Mathematically, this can be expressed as:
$$ V = I \cdot R $$
where ( V ) is the potential difference, ( I ) is the current, and ( R ) is the resistance. For a uniform wire, ( R ) is proportional to the length ( L ), so we can write:
$$ V = I \cdot (\rho \cdot \frac{L}{A}) $$
where ( \rho ) is the resistivity of the material and ( A ) is the cross-sectional area.
Construction
A potentiometer consists of a long wire of uniform cross-section wound on an insulating cylindrical core. This wire is usually made of materials like constantan or manganin due to their high resistivity and low temperature coefficients. The ends of the wire are connected to a battery with a known voltage, which provides a constant current. A sliding contact, known as the jockey, can move along the wire to tap off a voltage at any point.
Types of Potentiometers
There are mainly two types of potentiometers:
- Rotary Potentiometer: It has a circular resistive element and a rotating wiper contact.

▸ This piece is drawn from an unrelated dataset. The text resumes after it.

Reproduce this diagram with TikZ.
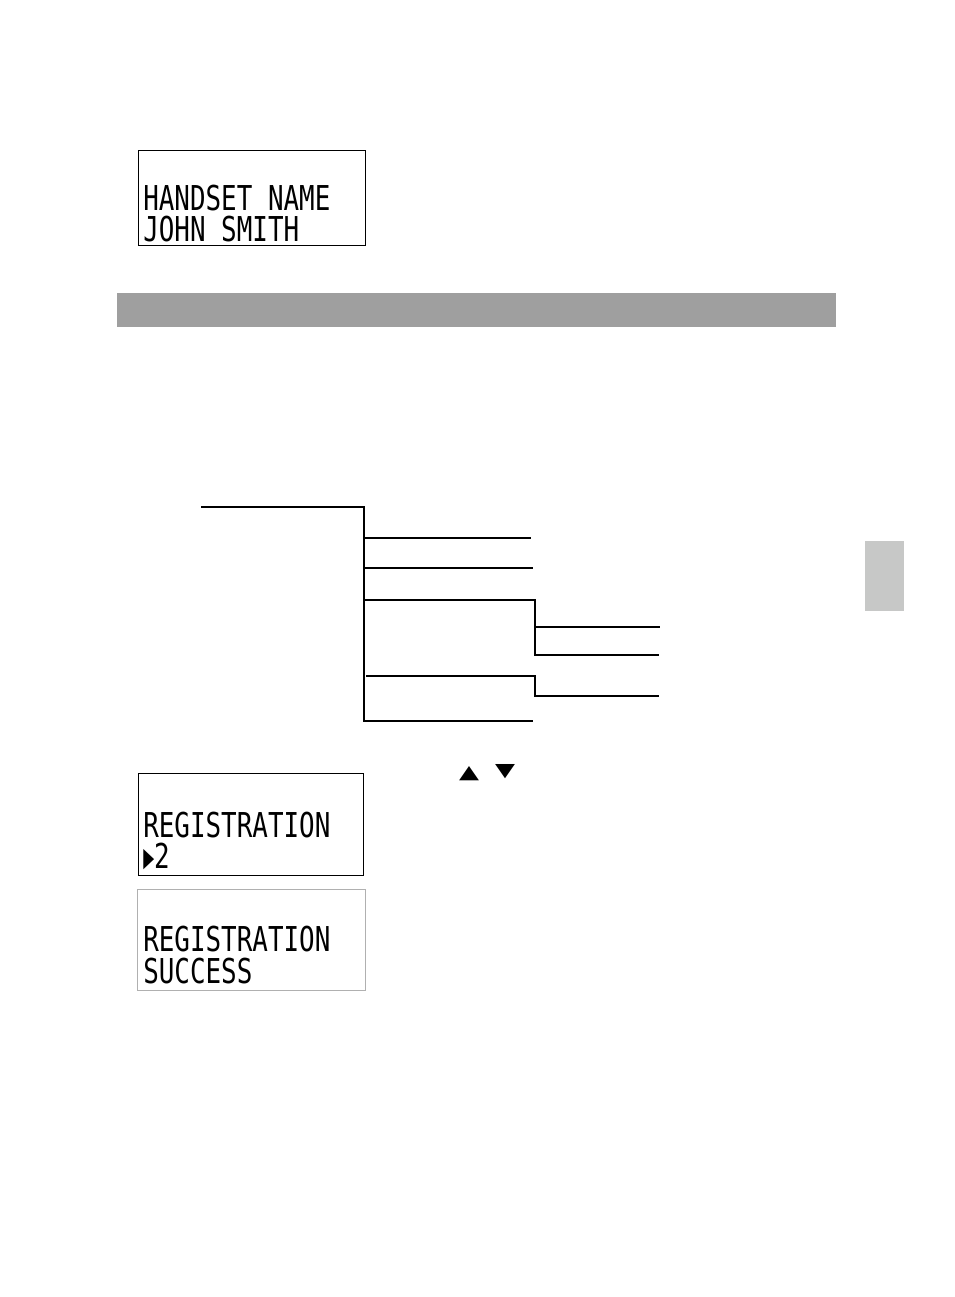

- Linear Potentiometer: It has a straight resistive element and a sliding wiper contact.
Applications
- Measuring Voltage: It can measure unknown voltages by comparing them with a known voltage.
- Measuring Internal Resistance of a Cell: It can be used to find the internal resistance of a cell by comparing potential drops.
- Calibrating Instruments: It can calibrate voltmeters and ammeters.
- Control Applications: It is used as a control device for volume, light intensity, and motion control.
Potentiometer vs Voltmeter
Here's a comparison between a potentiometer and a voltmeter:
| Feature | Potentiometer | Voltmeter |
|---|---|---|
| Principle | Works on the principle of a null method where no current flows through the circuit when measuring potential difference. | Works on the principle of deflection where the needle moves in response to current flowing through the circuit. |
| Accuracy | More accurate as it does not draw current from the circuit being measured. | Less accurate as it draws current and can alter the circuit conditions. |
| Sensitivity | High sensitivity due to the null method. | Lower sensitivity compared to a potentiometer. |
| Usage | Used for precise measurements. | Used for quick and less precise measurements. |
| Complexity | More complex setup with a jockey and a long wire. | Simple device with a dial and needle. |
Formulas and Examples
Voltage Measurement
To measure the voltage of a cell using a potentiometer, we use the formula:
$$ V_x = \frac{L_x}{L} \cdot V $$
where:
- ( V_x ) is the unknown voltage of the cell.
- ( L_x ) is the length of the wire from the starting point to the point where the null deflection occurs.
- ( L ) is the total length of the potentiometer wire.
- ( V ) is the known voltage supplied to the potentiometer wire.
Example: If a potentiometer wire of 10 meters is supplied with 2 volts and the null deflection occurs at 4 meters, the voltage of the cell is:
$$ V_x = \frac{4 \text{ meters}}{10 \text{ meters}} \cdot 2 \text{ volts} = 0.8 \text{ volts} $$
Internal Resistance of a Cell
The internal resistance ( r ) of a cell can be calculated using the potentiometer by first measuring the terminal voltage ( V_T ) of the cell when no current is drawn from it (open-circuit condition) and then measuring the terminal voltage ( V_L ) when a known resistance ( R ) is connected across the cell. The formula used is:
$$ r = R \left( \frac{V_T}{V_L} - 1 \right) $$
Example: If the open-circuit voltage ( V_T ) is 1.5 volts and the loaded voltage ( V_L ) is 1.2 volts with a known resistance of 10 ohms, the internal resistance of the cell is:
$$ r = 10 \left( \frac{1.5}{1.2} - 1 \right) = 2.5 \text{ ohms} $$
In conclusion, the potentiometer is a versatile instrument used in various applications requiring precise and accurate measurements. Its ability to measure without drawing current from the circuit makes it a valuable tool in electrical and electronic measurements.